Developing states demanded that the ICC direct efforts at improving the capacity of national courts to prosecute atrocity crimes, an effort requiring development aid well beyond the capacity of the already stretched Court.

Instead of addressing performance deficiencies, these same states directed the Review Conference toward determining whether and how the Court would exercise jurisdiction over the crime of aggression. Jurisdiction over aggression would give the ICC the power to hear claims against leaders of states accused of using military force inconsistently with the U.N. Charter. 

For states not represented on the U.N. Security Council, this authority was conceived as a counterbalance to the Council that they hoped would be more accountable to their concerns. Not surprisingly, the permanent members of the Security Council including the United States, opposed these efforts to undermine the Council. Supporters of the Court also worried about the impact on the Court of being drawn into politicized disputes about the lawfulness of the decision to use force. These divisions resulted in the participants deferring a decision on aggression until after 2017.

Given the political posturing of many parties to the Court in Kampala, the United States must decide whether continued engagement with the ICC makes sense. 

Having led efforts to prosecute atrocity crimes since the Nuremberg trials after World War II, the United States has been a traditional supporter of an international court. 

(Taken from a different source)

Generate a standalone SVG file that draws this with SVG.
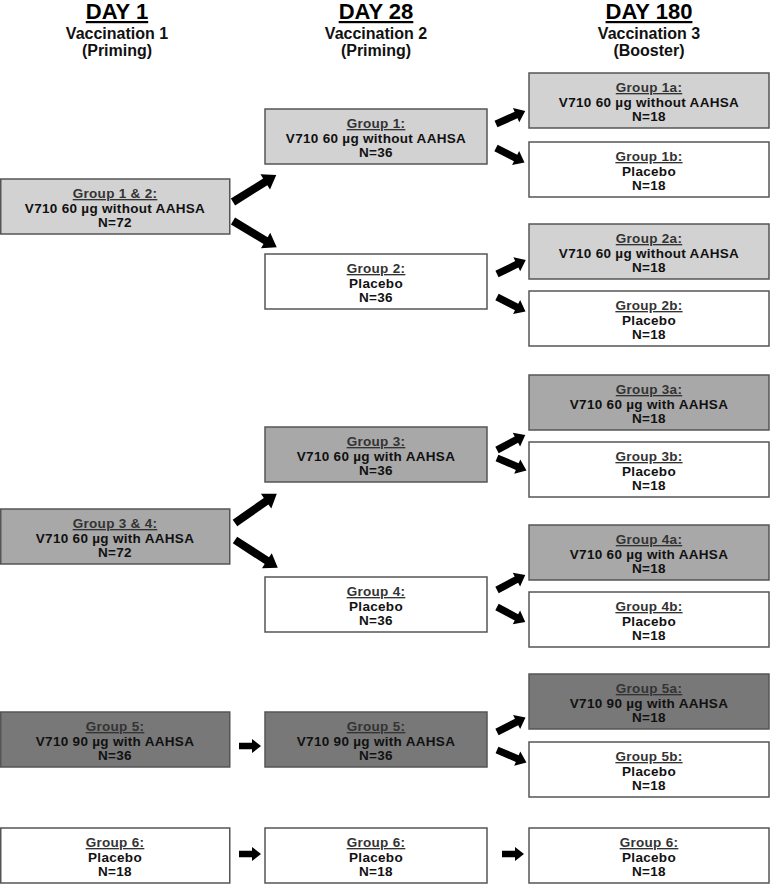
<svg xmlns="http://www.w3.org/2000/svg" xmlns:xlink="http://www.w3.org/1999/xlink" width="770" height="884" viewBox="0 0 770 884">
<style>
  .box{stroke:#555;stroke-width:1.5}
  .light{fill:#d2d2d2}
  .mid{fill:#a8a8a8}
  .dark{fill:#787878}
  .white{fill:#ffffff}
  text{font-family:"Liberation Sans",Arial,sans-serif;font-weight:bold;text-anchor:middle}
  .t{font-size:13.5px;letter-spacing:0.3px;fill:#111}
  .g{text-decoration:underline;fill:#333}
  .day{font-size:22px;text-decoration:underline;fill:#000}
  .sub{font-size:16px;fill:#111}
  .arr{fill:#000}
</style>
<defs>
  <path id="aBig" d="M0,-4 L38,-4 L38,-9 L51,0 L38,9 L38,4 L0,4 Z"/>
  <path id="aMid" d="M0,-3.6 L22,-3.6 L22,-7.8 L32,0 L22,7.8 L22,3.6 L0,3.6 Z"/>
  <path id="aSml" d="M0,-3.2 L13,-3.2 L13,-7 L22,0 L13,7 L13,3.2 L0,3.2 Z"/>
</defs>
<g id="headers">
  <text class="day" x="117" y="19">DAY 1</text>
  <text class="sub" x="117" y="39">Vaccination 1</text>
  <text class="sub" x="117" y="56">(Priming)</text>
  <text class="day" x="376" y="19">DAY 28</text>
  <text class="sub" x="376" y="39">Vaccination 2</text>
  <text class="sub" x="376" y="56">(Priming)</text>
  <text class="day" x="649" y="19">DAY 180</text>
  <text class="sub" x="649" y="39">Vaccination 3</text>
  <text class="sub" x="649" y="56">(Booster)</text>
</g>
<g id="g12"><rect class="box light" x="0.75" y="179" width="229" height="55"/>
  <text class="t" x="115"><tspan class="g" x="115" y="198">Group 1 &amp; 2:</tspan><tspan x="115" y="212.5">V710 60 µg without AAHSA</tspan><tspan x="115" y="227">N=72</tspan></text></g>
<g id="g34"><rect class="box mid" x="0.75" y="509" width="229" height="55"/>
  <text class="t" x="115"><tspan class="g" x="115" y="528">Group 3 &amp; 4:</tspan><tspan x="115" y="542.5">V710 60 µg with AAHSA</tspan><tspan x="115" y="557">N=72</tspan></text></g>
<g id="g5d1"><rect class="box dark" x="0.75" y="712" width="229" height="55"/>
  <text class="t" x="115"><tspan class="g" x="115" y="731">Group 5:</tspan><tspan x="115" y="745.5">V710 90 µg with AAHSA</tspan><tspan x="115" y="760">N=36</tspan></text></g>
<g id="g6d1"><rect class="box white" x="0.75" y="828" width="229" height="55"/>
  <text class="t" x="115"><tspan class="g" x="115" y="847">Group 6:</tspan><tspan x="115" y="861.5">Placebo</tspan><tspan x="115" y="876">N=18</tspan></text></g>

<g id="g1"><rect class="box light" x="265" y="109" width="222" height="55"/>
  <text class="t" x="376"><tspan class="g" x="376" y="128">Group 1:</tspan><tspan x="376" y="142.5">V710 60 µg without AAHSA</tspan><tspan x="376" y="157">N=36</tspan></text></g>
<g id="g2"><rect class="box white" x="265" y="254" width="222" height="55"/>
  <text class="t" x="376"><tspan class="g" x="376" y="273">Group 2:</tspan><tspan x="376" y="287.5">Placebo</tspan><tspan x="376" y="302">N=36</tspan></text></g>
<g id="g3"><rect class="box mid" x="265" y="427" width="222" height="55"/>
  <text class="t" x="376"><tspan class="g" x="376" y="446">Group 3:</tspan><tspan x="376" y="460.5">V710 60 µg with AAHSA</tspan><tspan x="376" y="475">N=36</tspan></text></g>
<g id="g4"><rect class="box white" x="265" y="577" width="222" height="55"/>
  <text class="t" x="376"><tspan class="g" x="376" y="596">Group 4:</tspan><tspan x="376" y="610.5">Placebo</tspan><tspan x="376" y="625">N=36</tspan></text></g>
<g id="g5d28"><rect class="box dark" x="265" y="712" width="222" height="55"/>
  <text class="t" x="376"><tspan class="g" x="376" y="731">Group 5:</tspan><tspan x="376" y="745.5">V710 90 µg with AAHSA</tspan><tspan x="376" y="760">N=36</tspan></text></g>
<g id="g6d28"><rect class="box white" x="265" y="828" width="222" height="55"/>
  <text class="t" x="376"><tspan class="g" x="376" y="847">Group 6:</tspan><tspan x="376" y="861.5">Placebo</tspan><tspan x="376" y="876">N=18</tspan></text></g>

<g id="g1a"><rect class="box light" x="529" y="73" width="240" height="55"/>
  <text class="t" x="649"><tspan class="g" x="649" y="92">Group 1a:</tspan><tspan x="649" y="106.5">V710 60 µg without AAHSA</tspan><tspan x="649" y="121">N=18</tspan></text></g>
<g id="g1b"><rect class="box white" x="529" y="142" width="240" height="55"/>
  <text class="t" x="649"><tspan class="g" x="649" y="161">Group 1b:</tspan><tspan x="649" y="175.5">Placebo</tspan><tspan x="649" y="190">N=18</tspan></text></g>
<g id="g2a"><rect class="box light" x="529" y="224" width="240" height="55"/>
  <text class="t" x="649"><tspan class="g" x="649" y="243">Group 2a:</tspan><tspan x="649" y="257.5">V710 60 µg without AAHSA</tspan><tspan x="649" y="272">N=18</tspan></text></g>
<g id="g2b"><rect class="box white" x="529" y="291" width="240" height="55"/>
  <text class="t" x="649"><tspan class="g" x="649" y="310">Group 2b:</tspan><tspan x="649" y="324.5">Placebo</tspan><tspan x="649" y="339">N=18</tspan></text></g>
<g id="g3a"><rect class="box mid" x="529" y="375" width="240" height="55"/>
  <text class="t" x="649"><tspan class="g" x="649" y="394">Group 3a:</tspan><tspan x="649" y="408.5">V710 60 µg with AAHSA</tspan><tspan x="649" y="423">N=18</tspan></text></g>
<g id="g3b"><rect class="box white" x="529" y="442" width="240" height="55"/>
  <text class="t" x="649"><tspan class="g" x="649" y="461">Group 3b:</tspan><tspan x="649" y="475.5">Placebo</tspan><tspan x="649" y="490">N=18</tspan></text></g>
<g id="g4a"><rect class="box mid" x="529" y="525" width="240" height="55"/>
  <text class="t" x="649"><tspan class="g" x="649" y="544">Group 4a:</tspan><tspan x="649" y="558.5">V710 60 µg with AAHSA</tspan><tspan x="649" y="573">N=18</tspan></text></g>
<g id="g4b"><rect class="box white" x="529" y="592" width="240" height="55"/>
  <text class="t" x="649"><tspan class="g" x="649" y="611">Group 4b:</tspan><tspan x="649" y="625.5">Placebo</tspan><tspan x="649" y="640">N=18</tspan></text></g>
<g id="g5a"><rect class="box dark" x="529" y="674" width="240" height="55"/>
  <text class="t" x="649"><tspan class="g" x="649" y="693">Group 5a:</tspan><tspan x="649" y="707.5">V710 90 µg with AAHSA</tspan><tspan x="649" y="722">N=18</tspan></text></g>
<g id="g5b"><rect class="box white" x="529" y="742" width="240" height="55"/>
  <text class="t" x="649"><tspan class="g" x="649" y="761">Group 5b:</tspan><tspan x="649" y="775.5">Placebo</tspan><tspan x="649" y="790">N=18</tspan></text></g>
<g id="g6d180"><rect class="box white" x="529" y="828" width="240" height="55"/>
  <text class="t" x="649"><tspan class="g" x="649" y="847">Group 6:</tspan><tspan x="649" y="861.5">Placebo</tspan><tspan x="649" y="876">N=18</tspan></text></g>

<g id="connectors" class="arr">
  <use xlink:href="#aBig" transform="translate(233,202) rotate(-32)"/>
  <use xlink:href="#aBig" transform="translate(233,221) rotate(31)"/>
  <use xlink:href="#aBig" transform="translate(235,523) rotate(-35)"/>
  <use xlink:href="#aBig" transform="translate(235,540) rotate(33)"/>
  <use xlink:href="#aMid" transform="translate(496,124) rotate(-24)"/>
  <use xlink:href="#aMid" transform="translate(496,148) rotate(27)"/>
  <use xlink:href="#aMid" transform="translate(497,274) rotate(-26)"/>
  <use xlink:href="#aMid" transform="translate(497,297) rotate(27)"/>
  <use xlink:href="#aMid" transform="translate(497,450) rotate(-28)"/>
  <use xlink:href="#aMid" transform="translate(497,458) rotate(23)"/>
  <use xlink:href="#aMid" transform="translate(497,590) rotate(-28)"/>
  <use xlink:href="#aMid" transform="translate(497,607) rotate(28)"/>
  <use xlink:href="#aMid" transform="translate(497,732) rotate(-27)"/>
  <use xlink:href="#aMid" transform="translate(497,750) rotate(23)"/>
  <use xlink:href="#aSml" transform="translate(239,746)"/>
  <use xlink:href="#aSml" transform="translate(239,854)"/>
  <use xlink:href="#aSml" transform="translate(502,854)"/>
</g>
</svg>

From a national security perspective an international criminal court can bolster U.S. efforts to stabilize post-conflict regions, as the International Tribunal for the former Yugoslavia did in the Balkans. And international prosecutions can give the United States political options in states where the use of force is not politically or practically feasible, as may be the case with Sudan. An international court is consistent with the U.S. commitment to enforcing human rights.

Nevertheless, fears of politicized prosecutions and dilution of Security Council power have caused successive administrations of both parties to keep the ICC at arms length. 

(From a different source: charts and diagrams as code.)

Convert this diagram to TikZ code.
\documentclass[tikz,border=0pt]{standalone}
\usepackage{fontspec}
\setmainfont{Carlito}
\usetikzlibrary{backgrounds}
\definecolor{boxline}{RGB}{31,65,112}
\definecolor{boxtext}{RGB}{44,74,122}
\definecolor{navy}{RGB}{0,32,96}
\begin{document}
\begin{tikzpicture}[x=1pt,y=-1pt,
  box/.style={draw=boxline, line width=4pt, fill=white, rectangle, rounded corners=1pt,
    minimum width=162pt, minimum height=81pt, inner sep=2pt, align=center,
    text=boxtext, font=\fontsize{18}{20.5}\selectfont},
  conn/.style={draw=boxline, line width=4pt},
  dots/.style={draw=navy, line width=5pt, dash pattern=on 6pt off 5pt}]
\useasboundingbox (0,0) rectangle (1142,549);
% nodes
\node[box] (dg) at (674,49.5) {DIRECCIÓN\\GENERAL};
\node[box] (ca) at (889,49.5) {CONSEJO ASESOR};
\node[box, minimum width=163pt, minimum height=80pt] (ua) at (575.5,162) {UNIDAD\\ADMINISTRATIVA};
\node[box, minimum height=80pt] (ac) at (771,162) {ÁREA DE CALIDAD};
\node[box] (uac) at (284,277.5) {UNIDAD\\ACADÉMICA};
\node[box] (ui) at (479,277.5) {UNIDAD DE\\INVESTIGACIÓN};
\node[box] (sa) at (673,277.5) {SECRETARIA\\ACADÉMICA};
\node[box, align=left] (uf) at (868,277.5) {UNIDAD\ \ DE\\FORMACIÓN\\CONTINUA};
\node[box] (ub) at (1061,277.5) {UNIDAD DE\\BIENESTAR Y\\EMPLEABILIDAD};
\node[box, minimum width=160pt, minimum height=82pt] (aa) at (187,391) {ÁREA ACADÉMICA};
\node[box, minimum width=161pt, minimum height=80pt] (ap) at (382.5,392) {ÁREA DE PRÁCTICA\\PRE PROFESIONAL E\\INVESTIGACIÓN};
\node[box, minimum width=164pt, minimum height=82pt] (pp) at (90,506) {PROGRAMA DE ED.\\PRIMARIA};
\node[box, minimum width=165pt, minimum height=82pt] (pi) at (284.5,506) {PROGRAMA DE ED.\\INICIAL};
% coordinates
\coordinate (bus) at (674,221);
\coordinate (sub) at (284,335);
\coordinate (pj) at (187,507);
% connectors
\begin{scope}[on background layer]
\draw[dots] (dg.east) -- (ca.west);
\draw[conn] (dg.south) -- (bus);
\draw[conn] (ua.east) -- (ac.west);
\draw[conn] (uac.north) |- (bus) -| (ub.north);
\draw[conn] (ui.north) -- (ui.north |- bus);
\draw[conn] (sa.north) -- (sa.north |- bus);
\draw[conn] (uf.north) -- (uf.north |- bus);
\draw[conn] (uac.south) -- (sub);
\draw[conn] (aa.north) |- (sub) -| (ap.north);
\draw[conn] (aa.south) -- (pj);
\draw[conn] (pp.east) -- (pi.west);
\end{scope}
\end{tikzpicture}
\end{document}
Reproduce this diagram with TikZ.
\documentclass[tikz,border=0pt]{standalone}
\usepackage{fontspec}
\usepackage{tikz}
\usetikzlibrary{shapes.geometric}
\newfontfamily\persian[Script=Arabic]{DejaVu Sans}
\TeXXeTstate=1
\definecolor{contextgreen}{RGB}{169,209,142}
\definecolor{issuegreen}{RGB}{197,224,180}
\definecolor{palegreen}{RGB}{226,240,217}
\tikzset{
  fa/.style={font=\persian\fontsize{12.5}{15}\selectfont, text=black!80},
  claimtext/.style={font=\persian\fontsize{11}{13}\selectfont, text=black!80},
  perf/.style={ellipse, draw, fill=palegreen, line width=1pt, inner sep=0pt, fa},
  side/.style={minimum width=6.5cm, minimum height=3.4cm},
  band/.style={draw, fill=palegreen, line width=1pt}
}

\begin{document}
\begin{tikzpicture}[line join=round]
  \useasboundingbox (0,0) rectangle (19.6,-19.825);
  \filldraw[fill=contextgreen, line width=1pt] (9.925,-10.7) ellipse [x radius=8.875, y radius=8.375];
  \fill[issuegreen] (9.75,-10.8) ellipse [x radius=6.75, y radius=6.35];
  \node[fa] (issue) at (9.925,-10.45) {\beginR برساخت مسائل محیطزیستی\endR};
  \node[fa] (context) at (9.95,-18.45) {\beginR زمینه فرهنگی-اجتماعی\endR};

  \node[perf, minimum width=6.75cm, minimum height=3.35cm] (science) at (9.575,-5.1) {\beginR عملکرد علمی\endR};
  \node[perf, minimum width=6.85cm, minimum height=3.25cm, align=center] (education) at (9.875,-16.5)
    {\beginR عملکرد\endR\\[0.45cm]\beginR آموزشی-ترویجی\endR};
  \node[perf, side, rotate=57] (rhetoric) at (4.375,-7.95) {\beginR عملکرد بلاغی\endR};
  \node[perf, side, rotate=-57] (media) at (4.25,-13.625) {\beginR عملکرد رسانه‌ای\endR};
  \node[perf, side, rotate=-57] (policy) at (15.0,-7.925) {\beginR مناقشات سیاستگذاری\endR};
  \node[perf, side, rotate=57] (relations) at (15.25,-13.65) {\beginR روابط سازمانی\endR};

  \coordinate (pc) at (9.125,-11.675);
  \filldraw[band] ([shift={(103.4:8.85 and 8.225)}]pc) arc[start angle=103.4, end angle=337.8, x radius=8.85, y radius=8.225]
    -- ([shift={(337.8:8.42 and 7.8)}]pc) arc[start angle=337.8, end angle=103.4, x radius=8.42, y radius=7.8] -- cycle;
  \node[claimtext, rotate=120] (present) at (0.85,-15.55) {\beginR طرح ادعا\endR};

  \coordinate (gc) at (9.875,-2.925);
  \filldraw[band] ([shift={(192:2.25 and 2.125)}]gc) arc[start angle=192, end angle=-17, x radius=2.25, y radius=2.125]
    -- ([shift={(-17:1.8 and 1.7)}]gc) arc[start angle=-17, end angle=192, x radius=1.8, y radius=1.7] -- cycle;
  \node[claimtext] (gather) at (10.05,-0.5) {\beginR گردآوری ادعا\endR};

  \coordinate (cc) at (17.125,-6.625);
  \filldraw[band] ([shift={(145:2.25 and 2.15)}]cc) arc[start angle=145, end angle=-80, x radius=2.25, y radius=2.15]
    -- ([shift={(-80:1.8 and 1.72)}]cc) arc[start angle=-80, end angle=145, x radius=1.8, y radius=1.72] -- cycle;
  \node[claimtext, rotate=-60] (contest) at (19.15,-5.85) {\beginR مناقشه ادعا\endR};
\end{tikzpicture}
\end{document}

This decision has hurt the ICC, as there is no substitute for the assistance the United States could provide the Court in apprehension of suspects, gathering evidence, and training prosecutors and judges. 

But it also hurt the United States, as it allowed states with political agendas contrary to the interests of international justice to divert the Court from work that is also beneficial to the United States, as evidenced in the lead-up to Kampala.

Ironically, the very concerns that have kept the United States away from the Court now counsel for greater U.S. engagement. The United States was instrumental in achieving deferral on aggression in Kampala through forcefully advancing U.S. concerns about the impact of aggression on the Court and the United States. 

It is unlikely this same result would have been reached without the United States present. Strong U.S. diplomacy in the years ahead is likely to be the only brake on an attempt to add aggression seven years from now.

U.S. membership in the ICC is unlikely in the foreseeable future, given the political realities of treaty ratification in the Senate. The gamesmanship of the other participants in Kampala suggests that this is good policy as well as good politics. 

But there is no substitute for sustained U.S. engagement with the Court in ensuring that the ICC remains focused on prosecuting atrocity crimes, benefiting both it and the United States.

Vijay Padmanabhan is the author of a recent Council on Foreign Relations Special Report on the U.S. and the ICC. He is a Visiting Assistant Professor at Cardozo Law School, and was an Attorney-Adviser at the U.S. Department of State from 2003-2008.